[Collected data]
• • • • • • •
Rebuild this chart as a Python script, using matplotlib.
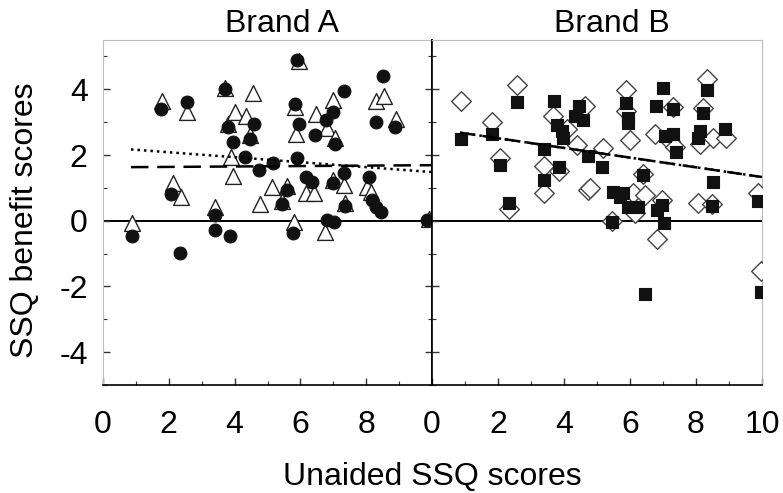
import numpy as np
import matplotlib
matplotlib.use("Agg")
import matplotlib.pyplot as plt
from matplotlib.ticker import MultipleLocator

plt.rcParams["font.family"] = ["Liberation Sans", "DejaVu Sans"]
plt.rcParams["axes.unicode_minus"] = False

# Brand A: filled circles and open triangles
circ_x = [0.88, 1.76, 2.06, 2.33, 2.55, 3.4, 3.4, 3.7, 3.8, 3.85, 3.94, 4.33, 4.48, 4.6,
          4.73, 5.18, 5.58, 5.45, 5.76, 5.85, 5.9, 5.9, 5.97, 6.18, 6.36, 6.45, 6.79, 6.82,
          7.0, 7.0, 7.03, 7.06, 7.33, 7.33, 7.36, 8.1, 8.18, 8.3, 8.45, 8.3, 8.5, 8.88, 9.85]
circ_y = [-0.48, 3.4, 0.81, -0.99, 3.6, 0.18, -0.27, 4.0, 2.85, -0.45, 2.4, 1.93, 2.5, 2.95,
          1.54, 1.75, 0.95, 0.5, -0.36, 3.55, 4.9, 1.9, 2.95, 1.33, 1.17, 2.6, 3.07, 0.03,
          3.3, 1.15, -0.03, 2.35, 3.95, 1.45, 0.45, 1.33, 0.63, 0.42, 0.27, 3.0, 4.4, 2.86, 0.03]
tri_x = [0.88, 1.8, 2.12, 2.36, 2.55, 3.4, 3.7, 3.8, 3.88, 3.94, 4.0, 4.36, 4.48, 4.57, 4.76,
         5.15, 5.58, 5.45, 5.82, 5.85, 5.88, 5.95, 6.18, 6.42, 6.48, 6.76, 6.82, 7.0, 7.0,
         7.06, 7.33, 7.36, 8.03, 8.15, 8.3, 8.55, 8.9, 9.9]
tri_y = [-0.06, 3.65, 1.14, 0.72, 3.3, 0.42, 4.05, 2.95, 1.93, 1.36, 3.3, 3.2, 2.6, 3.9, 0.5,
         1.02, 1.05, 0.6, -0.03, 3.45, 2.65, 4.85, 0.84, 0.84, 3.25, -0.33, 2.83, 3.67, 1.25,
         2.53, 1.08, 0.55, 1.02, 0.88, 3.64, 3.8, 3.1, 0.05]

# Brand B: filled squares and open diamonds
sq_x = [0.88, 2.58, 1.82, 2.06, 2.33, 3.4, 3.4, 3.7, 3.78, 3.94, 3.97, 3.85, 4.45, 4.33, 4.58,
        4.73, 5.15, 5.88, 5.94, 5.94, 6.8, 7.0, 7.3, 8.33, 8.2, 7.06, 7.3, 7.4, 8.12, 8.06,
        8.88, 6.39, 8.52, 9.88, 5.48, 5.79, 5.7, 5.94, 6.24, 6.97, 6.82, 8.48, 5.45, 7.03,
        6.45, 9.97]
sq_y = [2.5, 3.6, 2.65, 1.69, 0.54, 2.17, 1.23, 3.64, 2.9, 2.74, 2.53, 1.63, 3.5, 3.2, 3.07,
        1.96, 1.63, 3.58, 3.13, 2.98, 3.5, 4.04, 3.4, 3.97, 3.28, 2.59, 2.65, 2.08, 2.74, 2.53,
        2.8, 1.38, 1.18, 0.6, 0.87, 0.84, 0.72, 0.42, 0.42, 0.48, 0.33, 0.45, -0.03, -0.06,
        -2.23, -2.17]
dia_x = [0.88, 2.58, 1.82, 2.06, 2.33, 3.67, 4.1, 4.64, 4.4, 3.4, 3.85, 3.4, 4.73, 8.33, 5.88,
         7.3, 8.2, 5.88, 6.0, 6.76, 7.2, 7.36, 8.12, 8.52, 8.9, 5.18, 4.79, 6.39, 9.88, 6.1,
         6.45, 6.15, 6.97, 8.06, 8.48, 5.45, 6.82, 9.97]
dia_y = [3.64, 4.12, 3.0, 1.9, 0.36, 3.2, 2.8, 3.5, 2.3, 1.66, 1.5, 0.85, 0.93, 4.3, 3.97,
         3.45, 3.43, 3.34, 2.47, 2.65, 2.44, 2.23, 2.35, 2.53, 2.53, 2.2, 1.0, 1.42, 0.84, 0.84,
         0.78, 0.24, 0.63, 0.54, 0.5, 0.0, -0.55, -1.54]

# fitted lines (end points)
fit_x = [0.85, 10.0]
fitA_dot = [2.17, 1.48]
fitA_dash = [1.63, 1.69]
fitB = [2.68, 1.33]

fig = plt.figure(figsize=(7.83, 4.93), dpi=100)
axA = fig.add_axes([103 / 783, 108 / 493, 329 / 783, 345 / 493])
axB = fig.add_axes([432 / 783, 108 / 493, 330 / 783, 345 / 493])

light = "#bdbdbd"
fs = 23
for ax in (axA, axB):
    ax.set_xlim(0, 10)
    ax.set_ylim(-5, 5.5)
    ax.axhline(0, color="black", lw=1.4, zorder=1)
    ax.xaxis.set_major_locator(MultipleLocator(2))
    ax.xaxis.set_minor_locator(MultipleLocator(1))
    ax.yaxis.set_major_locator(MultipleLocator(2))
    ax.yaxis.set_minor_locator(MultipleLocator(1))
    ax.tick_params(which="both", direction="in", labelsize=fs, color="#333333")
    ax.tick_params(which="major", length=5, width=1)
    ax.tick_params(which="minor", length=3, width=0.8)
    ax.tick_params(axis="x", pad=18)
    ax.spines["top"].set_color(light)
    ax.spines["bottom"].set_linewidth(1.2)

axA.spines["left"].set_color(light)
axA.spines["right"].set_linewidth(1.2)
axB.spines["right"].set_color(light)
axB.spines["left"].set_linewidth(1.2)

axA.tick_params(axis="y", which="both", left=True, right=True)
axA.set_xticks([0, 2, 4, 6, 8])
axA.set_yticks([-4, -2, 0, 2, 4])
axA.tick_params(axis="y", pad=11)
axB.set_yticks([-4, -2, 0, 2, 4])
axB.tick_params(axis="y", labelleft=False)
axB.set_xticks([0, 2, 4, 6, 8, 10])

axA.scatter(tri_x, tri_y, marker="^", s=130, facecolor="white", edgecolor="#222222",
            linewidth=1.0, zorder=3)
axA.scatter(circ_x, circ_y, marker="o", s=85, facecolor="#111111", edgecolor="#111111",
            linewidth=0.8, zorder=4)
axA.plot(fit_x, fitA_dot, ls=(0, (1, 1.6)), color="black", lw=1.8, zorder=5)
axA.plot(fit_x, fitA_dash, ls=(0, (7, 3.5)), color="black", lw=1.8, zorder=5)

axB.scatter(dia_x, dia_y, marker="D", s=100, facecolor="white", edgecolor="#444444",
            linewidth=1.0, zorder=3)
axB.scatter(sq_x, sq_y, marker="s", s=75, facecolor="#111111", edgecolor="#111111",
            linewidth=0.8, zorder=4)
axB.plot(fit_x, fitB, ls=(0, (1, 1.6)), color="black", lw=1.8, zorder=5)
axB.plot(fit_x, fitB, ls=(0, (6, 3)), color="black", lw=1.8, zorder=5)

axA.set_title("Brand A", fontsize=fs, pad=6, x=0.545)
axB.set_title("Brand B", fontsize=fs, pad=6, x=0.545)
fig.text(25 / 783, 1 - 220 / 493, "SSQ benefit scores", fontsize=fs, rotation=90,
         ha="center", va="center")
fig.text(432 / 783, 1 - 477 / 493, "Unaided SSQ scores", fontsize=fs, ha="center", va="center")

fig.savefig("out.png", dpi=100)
• • • • • • •
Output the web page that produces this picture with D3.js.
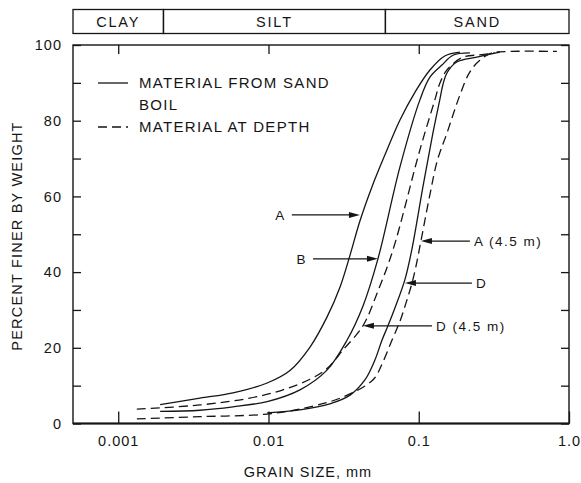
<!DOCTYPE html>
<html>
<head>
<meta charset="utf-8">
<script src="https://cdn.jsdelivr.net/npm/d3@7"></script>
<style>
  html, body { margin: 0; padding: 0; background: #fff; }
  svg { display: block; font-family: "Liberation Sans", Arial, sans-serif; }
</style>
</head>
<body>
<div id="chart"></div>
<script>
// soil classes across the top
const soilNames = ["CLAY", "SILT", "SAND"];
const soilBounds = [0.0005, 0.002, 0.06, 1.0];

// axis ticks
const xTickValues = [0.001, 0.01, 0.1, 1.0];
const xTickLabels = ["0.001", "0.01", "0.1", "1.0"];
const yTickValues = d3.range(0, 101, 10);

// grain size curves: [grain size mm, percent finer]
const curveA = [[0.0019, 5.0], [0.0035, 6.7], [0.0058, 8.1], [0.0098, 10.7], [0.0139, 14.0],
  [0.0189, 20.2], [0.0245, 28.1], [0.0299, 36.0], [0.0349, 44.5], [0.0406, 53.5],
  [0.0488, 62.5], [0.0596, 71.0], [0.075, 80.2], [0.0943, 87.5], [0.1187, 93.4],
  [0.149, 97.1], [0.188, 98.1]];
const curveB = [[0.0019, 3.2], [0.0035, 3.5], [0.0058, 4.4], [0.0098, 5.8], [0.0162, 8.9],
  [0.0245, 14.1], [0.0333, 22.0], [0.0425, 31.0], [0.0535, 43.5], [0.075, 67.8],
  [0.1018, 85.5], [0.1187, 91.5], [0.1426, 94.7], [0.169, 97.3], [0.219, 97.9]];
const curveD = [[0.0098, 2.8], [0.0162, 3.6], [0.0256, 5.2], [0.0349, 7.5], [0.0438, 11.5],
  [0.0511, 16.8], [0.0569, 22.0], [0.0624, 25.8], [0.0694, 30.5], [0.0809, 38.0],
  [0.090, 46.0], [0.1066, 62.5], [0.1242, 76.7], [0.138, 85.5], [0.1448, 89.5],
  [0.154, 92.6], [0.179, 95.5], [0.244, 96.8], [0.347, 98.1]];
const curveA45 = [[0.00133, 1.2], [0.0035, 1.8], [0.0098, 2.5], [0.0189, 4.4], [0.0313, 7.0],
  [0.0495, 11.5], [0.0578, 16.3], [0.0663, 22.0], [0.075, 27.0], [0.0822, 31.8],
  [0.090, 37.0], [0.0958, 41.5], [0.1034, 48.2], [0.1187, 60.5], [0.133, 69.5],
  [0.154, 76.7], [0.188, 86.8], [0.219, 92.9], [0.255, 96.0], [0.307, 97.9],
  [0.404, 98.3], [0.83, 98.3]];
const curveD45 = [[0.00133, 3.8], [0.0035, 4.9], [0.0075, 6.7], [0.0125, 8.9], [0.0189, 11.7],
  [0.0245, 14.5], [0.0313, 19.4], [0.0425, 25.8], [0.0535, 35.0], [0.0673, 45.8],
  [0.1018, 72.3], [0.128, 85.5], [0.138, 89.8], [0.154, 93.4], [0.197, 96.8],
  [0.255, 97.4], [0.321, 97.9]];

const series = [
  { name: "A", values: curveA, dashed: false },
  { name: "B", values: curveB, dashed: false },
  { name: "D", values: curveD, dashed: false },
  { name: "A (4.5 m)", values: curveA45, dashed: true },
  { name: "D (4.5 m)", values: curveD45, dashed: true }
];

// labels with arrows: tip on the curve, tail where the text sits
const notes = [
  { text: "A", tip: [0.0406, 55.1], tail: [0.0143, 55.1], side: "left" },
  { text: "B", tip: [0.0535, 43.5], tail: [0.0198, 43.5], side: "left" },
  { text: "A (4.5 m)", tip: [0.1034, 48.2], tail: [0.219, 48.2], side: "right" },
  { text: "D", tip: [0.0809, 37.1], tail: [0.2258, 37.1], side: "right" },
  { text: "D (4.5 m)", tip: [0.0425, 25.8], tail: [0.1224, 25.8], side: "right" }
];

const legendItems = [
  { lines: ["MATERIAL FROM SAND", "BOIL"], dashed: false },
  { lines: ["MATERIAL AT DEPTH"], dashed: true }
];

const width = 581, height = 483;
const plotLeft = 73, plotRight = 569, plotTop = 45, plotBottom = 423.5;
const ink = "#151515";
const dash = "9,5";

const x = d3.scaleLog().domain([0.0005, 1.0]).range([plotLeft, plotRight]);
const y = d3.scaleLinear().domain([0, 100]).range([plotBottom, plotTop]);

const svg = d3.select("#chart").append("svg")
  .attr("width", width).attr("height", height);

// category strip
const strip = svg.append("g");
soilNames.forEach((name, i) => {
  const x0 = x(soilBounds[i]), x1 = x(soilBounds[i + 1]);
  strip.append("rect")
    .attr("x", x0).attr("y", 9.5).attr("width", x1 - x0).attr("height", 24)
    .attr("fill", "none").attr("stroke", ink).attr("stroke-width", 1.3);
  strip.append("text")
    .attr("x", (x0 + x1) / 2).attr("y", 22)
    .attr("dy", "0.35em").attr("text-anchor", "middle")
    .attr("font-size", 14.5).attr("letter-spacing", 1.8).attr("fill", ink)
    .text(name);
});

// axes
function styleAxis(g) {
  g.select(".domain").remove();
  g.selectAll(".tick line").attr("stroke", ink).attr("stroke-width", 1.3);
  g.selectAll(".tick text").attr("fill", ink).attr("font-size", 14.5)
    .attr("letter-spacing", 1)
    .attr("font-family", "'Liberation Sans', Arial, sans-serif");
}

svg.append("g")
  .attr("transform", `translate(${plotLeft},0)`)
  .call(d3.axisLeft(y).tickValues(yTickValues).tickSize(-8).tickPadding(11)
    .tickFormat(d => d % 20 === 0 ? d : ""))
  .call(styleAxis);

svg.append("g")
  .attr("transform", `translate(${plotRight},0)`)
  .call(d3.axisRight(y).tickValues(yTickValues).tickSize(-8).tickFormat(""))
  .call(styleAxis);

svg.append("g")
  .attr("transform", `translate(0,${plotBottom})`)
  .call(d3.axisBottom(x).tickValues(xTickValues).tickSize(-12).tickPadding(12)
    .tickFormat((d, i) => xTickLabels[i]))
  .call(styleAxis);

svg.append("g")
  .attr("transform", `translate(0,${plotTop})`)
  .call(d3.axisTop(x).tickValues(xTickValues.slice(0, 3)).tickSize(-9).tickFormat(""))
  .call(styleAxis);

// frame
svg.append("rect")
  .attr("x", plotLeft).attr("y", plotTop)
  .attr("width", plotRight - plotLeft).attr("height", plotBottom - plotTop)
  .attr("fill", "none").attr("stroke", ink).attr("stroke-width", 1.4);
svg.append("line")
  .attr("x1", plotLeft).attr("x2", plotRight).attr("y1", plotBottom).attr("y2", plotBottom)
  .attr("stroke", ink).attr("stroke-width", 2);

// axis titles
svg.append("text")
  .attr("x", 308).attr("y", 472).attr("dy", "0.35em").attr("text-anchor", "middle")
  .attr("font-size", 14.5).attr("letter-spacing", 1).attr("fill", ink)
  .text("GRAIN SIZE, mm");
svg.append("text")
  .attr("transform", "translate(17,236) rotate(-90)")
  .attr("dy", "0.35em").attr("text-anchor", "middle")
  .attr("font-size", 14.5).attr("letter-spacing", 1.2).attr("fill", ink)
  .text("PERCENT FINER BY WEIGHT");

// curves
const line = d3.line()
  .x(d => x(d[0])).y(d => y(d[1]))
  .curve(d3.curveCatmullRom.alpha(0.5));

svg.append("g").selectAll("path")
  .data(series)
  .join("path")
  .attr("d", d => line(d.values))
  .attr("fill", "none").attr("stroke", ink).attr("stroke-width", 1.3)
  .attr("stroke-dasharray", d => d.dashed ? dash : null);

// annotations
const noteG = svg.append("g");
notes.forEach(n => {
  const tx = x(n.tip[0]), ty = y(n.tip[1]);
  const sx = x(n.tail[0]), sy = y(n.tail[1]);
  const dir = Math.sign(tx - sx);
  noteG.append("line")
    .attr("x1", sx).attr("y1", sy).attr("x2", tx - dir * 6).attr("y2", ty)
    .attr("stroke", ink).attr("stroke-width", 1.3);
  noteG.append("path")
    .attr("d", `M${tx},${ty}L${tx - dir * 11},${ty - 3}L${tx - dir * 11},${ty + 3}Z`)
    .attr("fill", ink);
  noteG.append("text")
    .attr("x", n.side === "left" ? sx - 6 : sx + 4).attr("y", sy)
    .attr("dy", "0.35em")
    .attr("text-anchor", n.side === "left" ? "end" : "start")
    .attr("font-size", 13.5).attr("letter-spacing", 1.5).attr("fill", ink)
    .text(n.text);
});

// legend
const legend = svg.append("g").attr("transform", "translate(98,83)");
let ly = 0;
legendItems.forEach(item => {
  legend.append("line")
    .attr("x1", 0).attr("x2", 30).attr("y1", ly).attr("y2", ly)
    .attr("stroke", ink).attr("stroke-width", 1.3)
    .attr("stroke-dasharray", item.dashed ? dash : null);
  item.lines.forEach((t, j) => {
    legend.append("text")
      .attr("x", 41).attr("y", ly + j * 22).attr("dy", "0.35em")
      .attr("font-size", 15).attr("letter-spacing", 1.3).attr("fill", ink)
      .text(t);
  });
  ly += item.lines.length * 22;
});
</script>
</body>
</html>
• • • • • • •
Above are some records. Reproduce the lines from the one with "Output the web" down to the one with "const yTickValues = d3.range(0, 101, 10);", keeping both, and leave every picture out.

**ANSWER TO THIS EXERCISE**
Output the web page that produces this picture with D3.js.
<!DOCTYPE html>
<html>
<head>
<meta charset="utf-8">
<script src="https://cdn.jsdelivr.net/npm/d3@7"></script>
<style>
  html, body { margin: 0; padding: 0; background: #fff; }
  svg { display: block; font-family: "Liberation Sans", Arial, sans-serif; }
</style>
</head>
<body>
<div id="chart"></div>
<script>
// soil classes across the top
const soilNames = ["CLAY", "SILT", "SAND"];
const soilBounds = [0.0005, 0.002, 0.06, 1.0];

// axis ticks
const xTickValues = [0.001, 0.01, 0.1, 1.0];
const xTickLabels = ["0.001", "0.01", "0.1", "1.0"];
const yTickValues = d3.range(0, 101, 10);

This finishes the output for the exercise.